Under the Copeland Anti-Kickback Act, it is illegal for a contractor or subcontractor to induce an employee to give up any portion of their wages rightfully earned under a government contract. The law also prohibits contractors from taking unauthorized deductions from employee wages for items such as uniforms, tools, or transportation, unless such deductions are permitted under a collective bargaining agreement or other applicable laws.

To ensure compliance with the Copeland Act, contractors and subcontractors are required to maintain accurate records of wages, fringe benefits, and other related payments made to their employees.
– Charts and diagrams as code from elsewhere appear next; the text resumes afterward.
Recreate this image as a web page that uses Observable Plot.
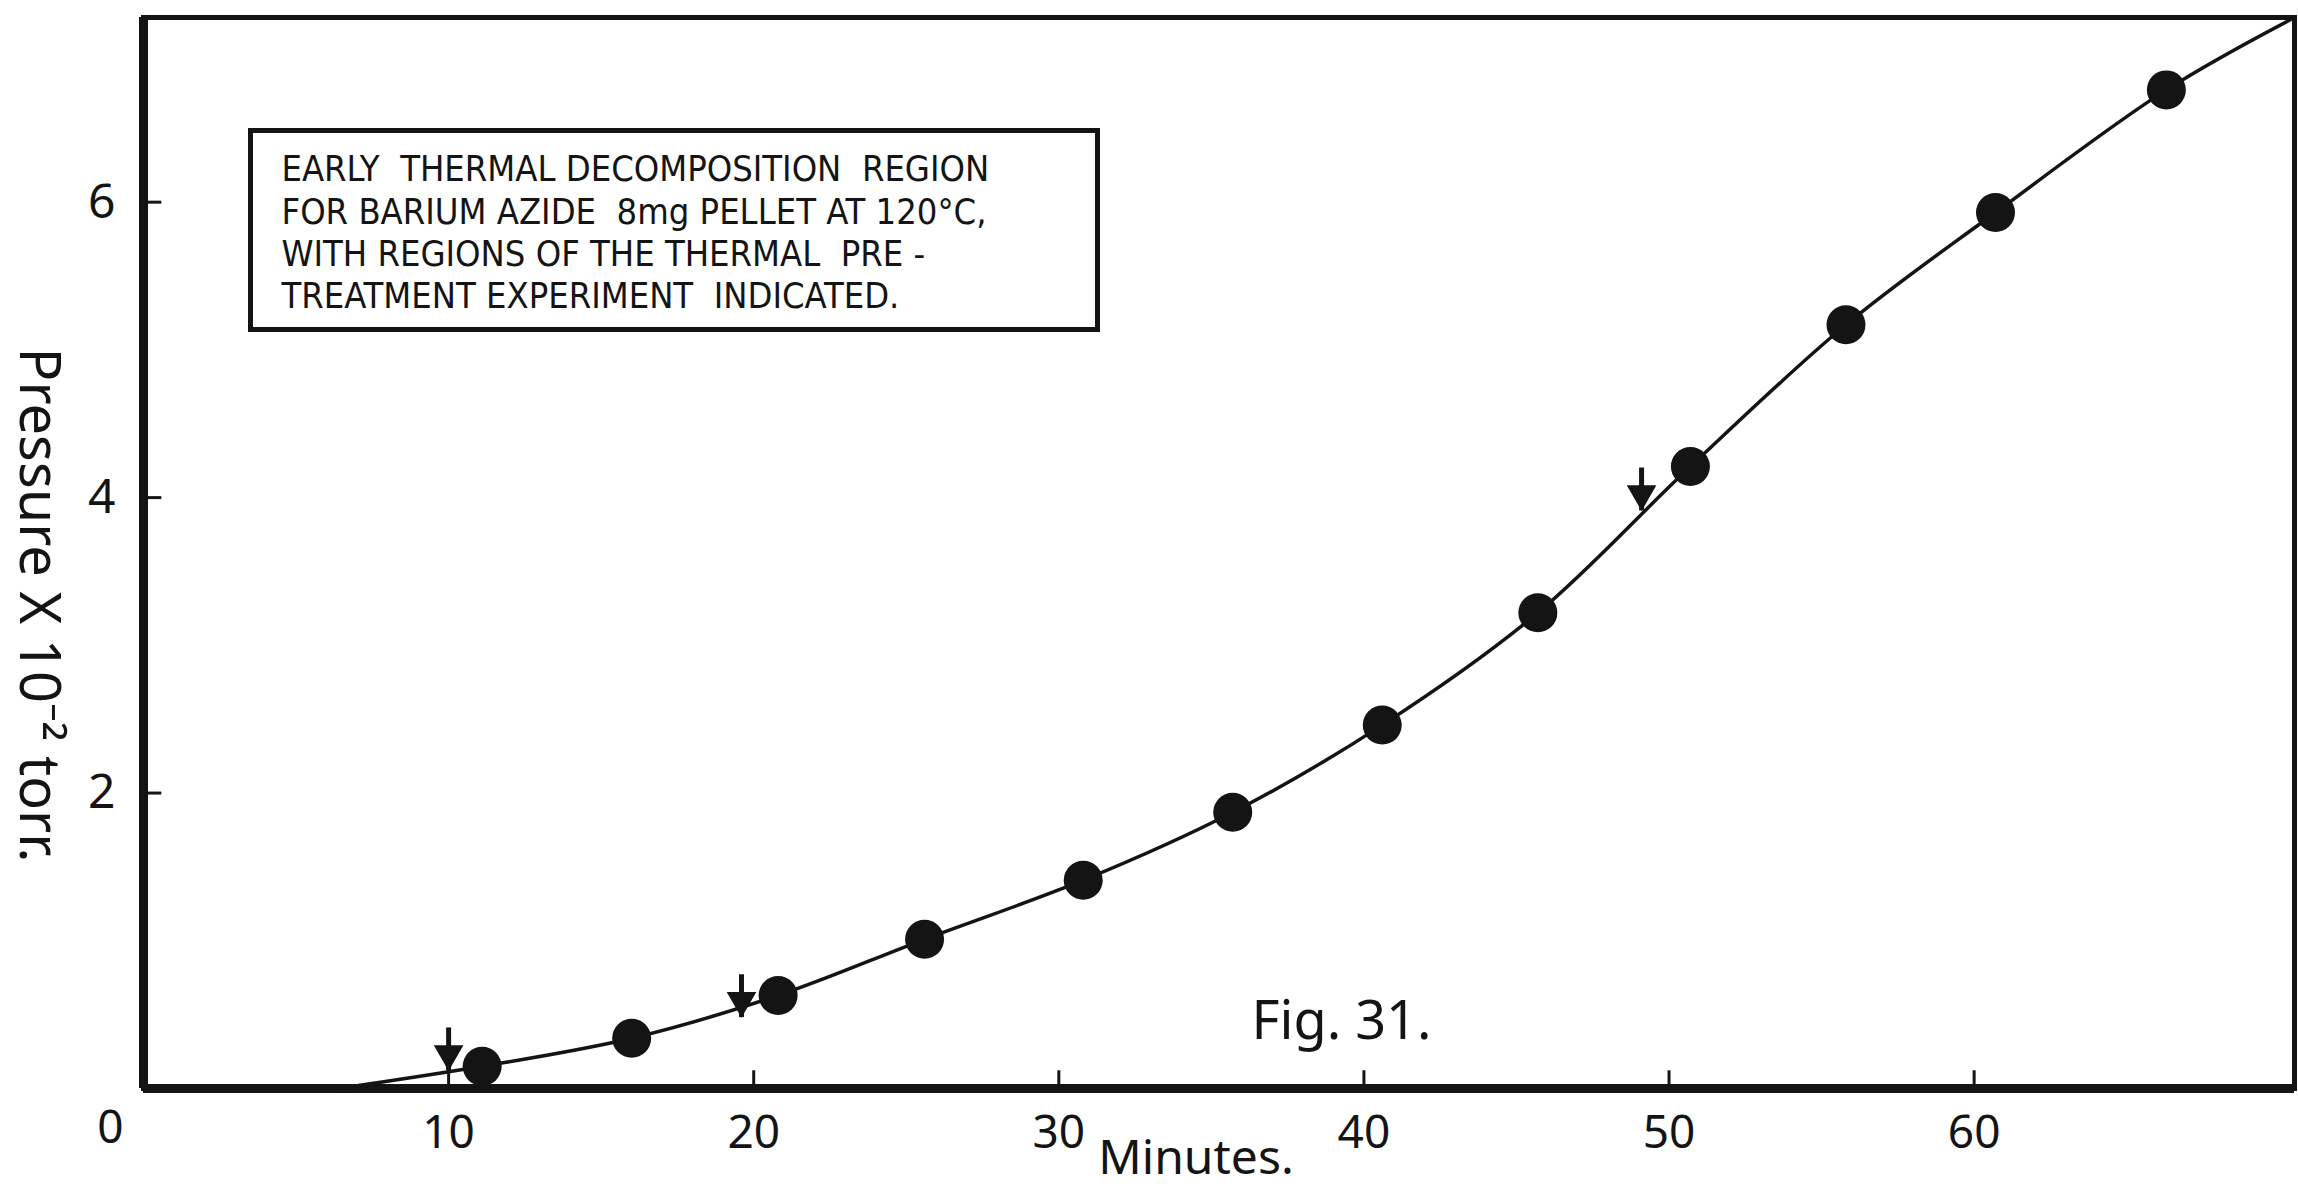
<!DOCTYPE html>
<html><head><meta charset="utf-8">
<script src="https://cdn.jsdelivr.net/npm/d3@7"></script>
<script src="https://cdn.jsdelivr.net/npm/@observablehq/plot@0.6"></script>
<style>html,body{margin:0;padding:0;background:#fff;}</style>
</head><body><div id="chart"></div>
<script>
// Measured points (minutes, pressure x10^-2 torr)
const minutes  = [11.1, 16.0, 20.8, 25.6, 30.8, 35.7, 40.6, 45.7, 50.7, 55.8, 60.7, 66.3];
const pressure = [0.15, 0.34, 0.63, 1.01, 1.41, 1.87, 2.46, 3.22, 4.21, 5.17, 5.93, 6.76];
// Drawn curve: leaves the axis, runs through the points, ends at the top-right corner
const curveMinutes  = [6.4, ...minutes, 70.5];
const curvePressure = [0.0, ...pressure, 7.25];
// Arrows marking the thermal pre-treatment regions (tip positions)
const arrowMinutes  = [10.0, 19.6, 49.1];
const arrowPressure = [0.12, 0.48, 3.91];
// Axes
const xTicks = [10, 20, 30, 40, 50, 60];
const yTicks = [2, 4, 6];
const xDomain = [0, 70.5];
const yDomain = [0, 7.25];
// Texts
const noteLines = [
  "EARLY\u00a0 THERMAL DECOMPOSITION\u00a0 REGION",
  "FOR BARIUM AZIDE\u00a0 8mg PELLET AT 120°C,",
  "WITH REGIONS OF THE THERMAL\u00a0 PRE -",
  "TREATMENT EXPERIMENT\u00a0 INDICATED."
];
const figLabel = "Fig. 31.";
const xTitle = "Minutes.";
const yTitle = "Pressure X 10⁻² torr.";

const points = minutes.map((m, i) => ({m, p: pressure[i]}));
const curve = curveMinutes.map((m, i) => ({m, p: curvePressure[i]}));
const arrows = arrowMinutes.map((m, i) => ({m, p: arrowPressure[i]}));

const ink = "#141414";
const digitFont = "'Noto Sans', 'Open Sans', sans-serif";

const chart = Plot.plot({
  width: 2298,
  height: 1195,
  marginLeft: 143,
  marginRight: 4,
  marginTop: 17,
  marginBottom: 107,
  style: {fontFamily: digitFont, fontSize: "46px", color: ink, background: "#fff"},
  x: {domain: xDomain},
  y: {domain: yDomain},
  marks: [
    // frame
    Plot.frame({stroke: ink, strokeWidth: 5}),
    Plot.ruleX([0], {stroke: ink, strokeWidth: 9}),
    Plot.ruleY([0], {stroke: ink, strokeWidth: 9}),
    // inward ticks
    Plot.ruleX(xTicks, {y1: 0, y2: 0.12, stroke: ink, strokeWidth: 3}),
    Plot.ruleY(yTicks, {x1: 0, x2: 0.6, stroke: ink, strokeWidth: 3}),
    // tick labels
    Plot.axisX({ticks: xTicks, tickSize: 0, tickPadding: 27, label: null, fontSize: 46}),
    Plot.axisY({ticks: yTicks, tickSize: 0, tickPadding: 28, label: null, fontSize: 48}),
    Plot.text([0], {x: 0, y: 0, text: () => "0", dx: -33, dy: 40, fontSize: 46}),
    // axis titles
    Plot.text([xTitle], {text: d => d, frameAnchor: "bottom", textAnchor: "middle", lineAnchor: "middle",
      dx: -23, dy: 70, fontSize: 48}),
    Plot.text([yTitle], {text: d => d, frameAnchor: "left", textAnchor: "middle", lineAnchor: "middle",
      rotate: 90, dx: -106, dy: 52, fontSize: 56}),
    // note box
    Plot.frame({stroke: ink, strokeWidth: 5, insetLeft: 107, insetTop: 113, insetRight: 1197, insetBottom: 759}),
    Plot.text([noteLines.join("\n")], {text: d => d, frameAnchor: "top-left", textAnchor: "start", lineAnchor: "top",
      dx: 138, dy: 134, fontSize: 36, lineHeight: 1.17,
      fontFamily: "'DejaVu Sans Condensed', 'Liberation Sans Narrow', 'DejaVu Sans', sans-serif"}),
    // figure label
    Plot.text([figLabel], {text: d => d, frameAnchor: "top-left", textAnchor: "middle", lineAnchor: "middle",
      dx: 1198, dy: 1004, fontSize: 54}),
    // curve and points
    Plot.line(curve, {x: "m", y: "p", curve: "catmull-rom", stroke: ink, strokeWidth: 3.5}),
    Plot.dot(points, {x: "m", y: "p", r: 19.5, fill: ink, stroke: "none"}),
    // arrows
    Plot.ruleX(arrows, {x: "m", y1: "p", y2: d => d.p + 0.29, stroke: ink, strokeWidth: 5}),
    Plot.dot(arrows, {x: "m", y: "p", symbol: "triangle", rotate: 180, r: 11, dy: -17, fill: ink, stroke: "none"})
  ]
});
document.getElementById("chart").appendChild(chart);
</script>
</body></html>
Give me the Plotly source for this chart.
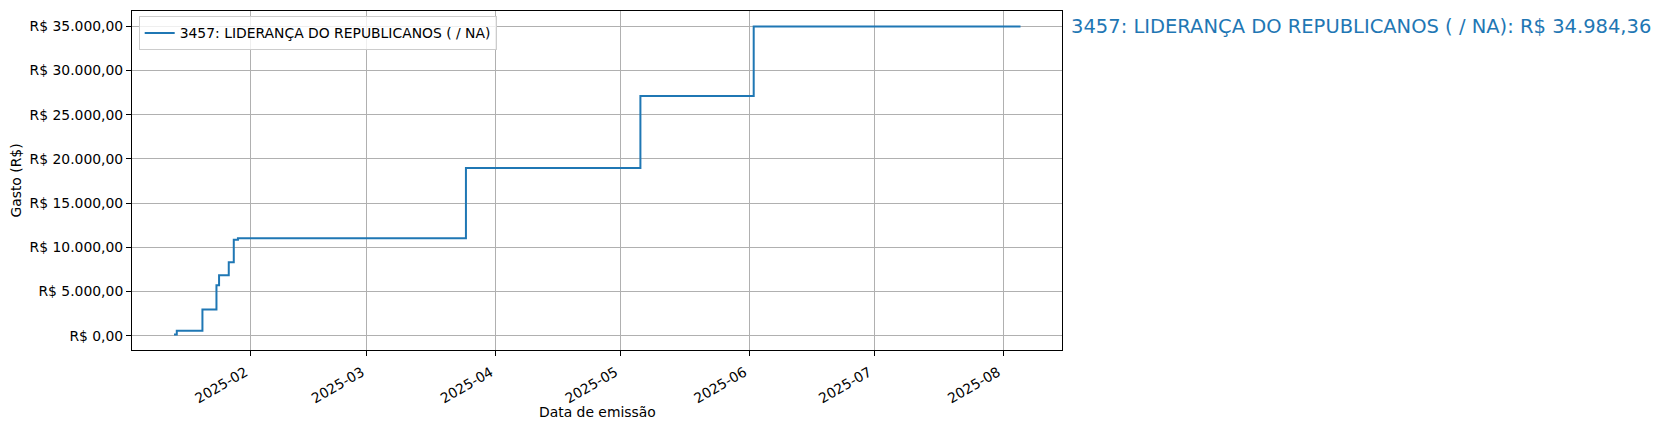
import plotly.graph_objects as go

# ---- data ----
dates = [
    "2025-01-13 15:00", "2025-01-14 07:00", "2025-01-20 11:00", "2025-01-23 20:00",
    "2025-01-24 11:00", "2025-01-26 19:00", "2025-01-28 00:00", "2025-01-29 00:00",
    "2025-03-24 20:00", "2025-05-05 19:00", "2025-06-02 01:00", "2025-08-05 05:00",
]
cumulative = [
    120, 550, 2960, 5700,
    6830, 8310, 10850, 11030,
    18980, 27100, 34984.36, 34984.36,
]
series_name = "3457: LIDERANÇA DO REPUBLICANOS ( / NA)"
x_title = "Data de emissão"
y_title = "Gasto (R$)"
x_range = ["2025-01-03 12:30", "2025-08-15 04:30"]
y_range = [-1623, 36727]

BLUE = "#1f77b4"
FONT = "DejaVu Sans"


def brl(v):
    s = f"{v:,.2f}"
    return "R$ " + s.replace(",", "X").replace(".", ",").replace("X", ".")


fig = go.Figure()
fig.add_trace(go.Scatter(
    x=dates, y=cumulative, mode="lines", name=series_name,
    line=dict(color=BLUE, width=2, shape="hv"),
))

fig.add_annotation(
    xref="paper", x=1.0077, xanchor="left",
    yref="y", y=cumulative[-1], yanchor="middle",
    text=f"{series_name}: {brl(cumulative[-1])}",
    showarrow=False, font=dict(family=FONT, size=19.5, color=BLUE),
)

# x-axis title placed as a paper annotation
fig.add_annotation(
    xref="paper", x=0.5, xanchor="center",
    yref="paper", y=-0.182, yanchor="middle",
    text=x_title, showarrow=False,
    font=dict(family=FONT, size=13.9, color="black"),
)

axis_common = dict(
    showline=True, mirror=True, linecolor="black", linewidth=1,
    ticks="outside", ticklen=5, tickwidth=1, tickcolor="black",
    showgrid=True, gridcolor="#b0b0b0", gridwidth=1, zeroline=False,
    tickfont=dict(family=FONT, size=13.9, color="black"),
)

fig.update_xaxes(
    **axis_common, type="date", range=x_range,
    dtick="M1", tick0="2025-01-01", tickformat="%Y-%m", tickangle=-30,
    ticklabelshift=-5, ticklabelstandoff=3,
)
fig.update_yaxes(
    **axis_common, range=y_range, dtick=5000, tick0=0,
    tickprefix="R$ ", tickformat=",.2f",
    title=dict(text=y_title, font=dict(family=FONT, size=13.9, color="black"), standoff=4),
)

fig.update_layout(
    width=1652, height=422,
    margin=dict(l=124, r=598, t=3, b=80, autoexpand=False),
    paper_bgcolor="white", plot_bgcolor="white",
    separators=",.",
    font=dict(family=FONT, size=13.9, color="black"),
    showlegend=True,
    legend=dict(
        x=0.0072, y=0.984, xanchor="left", yanchor="top",
        bgcolor="rgba(255,255,255,0.8)", bordercolor="#cccccc", borderwidth=1,
        font=dict(family=FONT, size=13.9, color="black"), itemwidth=30,
    ),
)

fig.write_html("out.html")
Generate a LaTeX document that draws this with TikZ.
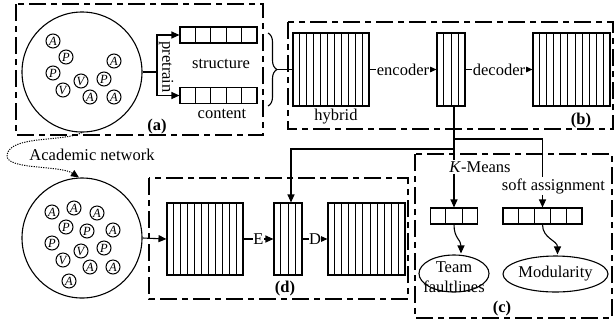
\documentclass[tikz,border=0pt]{standalone}
\usepackage{fontspec}
\setmainfont{Liberation Serif}
\usetikzlibrary{arrows.meta,calc,shapes.geometric,decorations.pathreplacing}
\newcommand{\cellarr}[5]{%
  \node[arr, minimum width=#4 pt, minimum height=#5 pt] (#1) at (#2) {};
  \pgfmathtruncatemacro{\cellm}{#3-1}%
  \foreach \ci in {1,...,\cellm}{\draw[arrline] ($(#1.south west)!\ci/#3!(#1.south east)$) -- ($(#1.north west)!\ci/#3!(#1.north east)$);}%
}
\begin{document}
\begin{tikzpicture}[x=1pt,y=-1pt,
  every node/.style={font=\fontsize{16.5}{19}\selectfont, inner sep=1pt},
  arr/.style={draw, line width=1.1pt, rectangle, inner sep=0pt},
  arrline/.style={line width=1pt},
  conn/.style={line width=1.1pt},
  tri/.style={-{Triangle[length=8pt,width=7pt]}},
  dbox/.style={line width=1.2pt, dash pattern=on 17pt off 5pt on 6pt off 5pt},
  dotline/.style={line width=1pt, dash pattern=on 1.2pt off 1.2pt},
  bigc/.style={draw, circle, line width=1.1pt, minimum size=120pt, inner sep=0pt},
  sc/.style={draw, circle, line width=1pt, minimum size=14pt, inner sep=0pt, font=\fontsize{12.5}{13}\selectfont},
  lbl/.style={fill=white, inner sep=0.5pt},
  bold/.style={font=\fontsize{16.5}{19}\selectfont\bfseries},
  ell/.style={draw, ellipse, line width=1.1pt, inner sep=0pt}
]
\useasboundingbox (0,0) rectangle (615,325);

% dashed group boxes
\draw[dbox] (16,4) rectangle (263,135);
\draw[dbox] (288,22) rectangle (613,129);
\draw[dbox] (149,178) rectangle (408,299);
\draw[dbox] (415,154) rectangle (612,318);

% (a) network
\node[bigc] (bigA) at (82,72) {};
\foreach \px/\py/\lt [count=\k] in {53/41/A,66/57/P,114/61/A,53/73/P,81/81/V,104/79/P,63/90/V,90/97/A,114/97/A}
  \node[sc] (ua\k) at (\px,\py) {\textit{\lt}};

\cellarr{struct}{218.5,35}{5}{77}{16}
\cellarr{cont}{218.5,95.5}{5}{77}{16}
\coordinate (pt) at (157,72);
\draw[conn] (bigA.east) -- (pt);
\draw[conn,tri] (pt) |- (struct.west);
\draw[conn,tri] (pt) |- (cont.west);
\node[rotate=-90] (pre) at (166,67) {pretrain};
\node (st) at (221,64) {structure};
\node (ct) at (222,114) {content};
\node[bold] (la) at (157,127) {(a)};

% brace
\draw[conn, decorate, decoration={brace, amplitude=9pt}] (268,33) -- (268,106);
\coordinate (bt) at (277,69.5);

% (b)
\cellarr{hyb}{331,69.5}{11}{76}{73}
\cellarr{code}{451,69.5}{4}{28}{73}
\cellarr{dec}{571.5,69.5}{11}{77}{73}
\draw[conn] (bt) -- (hyb.west);
\draw[conn,tri] (hyb.east) -- node[lbl] (enc) {encoder} (code.west);
\draw[conn,tri] (code.east) -- node[lbl] (decl) {decoder} (dec.west);
\node (hy) at (336,117) {hybrid};
\node[bold] (lb) at (581,121) {(b)};

% academic network
\node (an) at (92,155) {Academic network};
\node[bigc] (bigB) at (82,238) {};
\foreach \px/\py/\lt [count=\k] in {52/212/A,74/208/A,97/213/A,66/227/P,87/231/P,113/230/A,52/243/P,81/251/V,104/248/P,63/260/V,90/267/A,113/267/A,69/281/A}
  \node[sc] (ub\k) at (\px,\py) {\textit{\lt}};
\draw[dotline,tri] (bigA.south) .. controls (65,142) and (10,135) .. (7,155) .. controls (5,170) and (60,165) .. ($(bigB.north)+(-3,0)$);

% (d)
\cellarr{da}{205,239}{11}{76}{72}
\cellarr{db}{288,239}{4}{28}{72}
\cellarr{dc}{366.5,239}{11}{77}{72}
\draw[conn,tri] (bigB.east) -- (da.west);
\draw[conn,tri] (da.east) -- node[lbl] (le) {E} (db.west);
\draw[conn,tri] (db.east) -- node[lbl] (ld) {D} (dc.west);
\node[bold] (ldd) at (285,289) {(d)};

% (c)
\node (km) at (480,167) {\textit{K}-Means};
\node (softa) at (553.5,186) {soft assignment};
\cellarr{ca}{454,216}{3}{47}{16}
\cellarr{cb}{542.5,216}{5}{79}{16}
\node[ell, minimum width=70pt, minimum height=37pt] (tf) at (454,273.5) {};
\node[align=center, font=\fontsize{16.5}{20}\selectfont] (tft) at (454,277.5) {Team\\faultlines};
\node[ell, minimum width=83pt, minimum height=36pt] (mod) at (555.5,274) {Modularity};
\node[bold] (lc) at (502,309) {(c)};

% connectors from code
\coordinate (cs) at ($(code.south)+(3,0)$);
\coordinate (j1) at (454,149);
\coordinate (j2) at (454,139);
\draw[conn] (cs) -- (cs |- km.north);
\draw[conn,tri] (j1) -| ($(db.north)+(3,0)$);
\draw[conn] (j2) -| (softa.north -| cb.north);
\draw[conn,tri] (km.south -| ca.north) -- (ca.north);
\draw[conn,tri] (softa.south -| cb.north) -- (cb.north);
\draw[conn,tri] (ca.south) .. controls +(0,14) and +(0,-14) .. ($(tf.north)+(7,-1)$);
\draw[conn,tri] (cb.south) .. controls +(0,14) and +(0,-14) .. ($(mod.north)+(2,-1)$);
\end{tikzpicture}
\end{document}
These records must be made available for inspection by authorized representatives of the government, such as officials from the U.S. Department of Labor.

Violations of the Copeland Anti-Kickback Act can result in significant penalties and sanctions, including contract termination, fines, and debarment from future government contracts. The act is enforced by the Wage and Hour Division of the U.S. Department of Labor, which investigates complaints and conducts audits to ensure compliance.

It is important to note that while the Copeland Anti-Kickback Act primarily applies to government contracts, similar provisions may exist at the state level or in other specific industries to prevent kickbacks and protect workers' rights.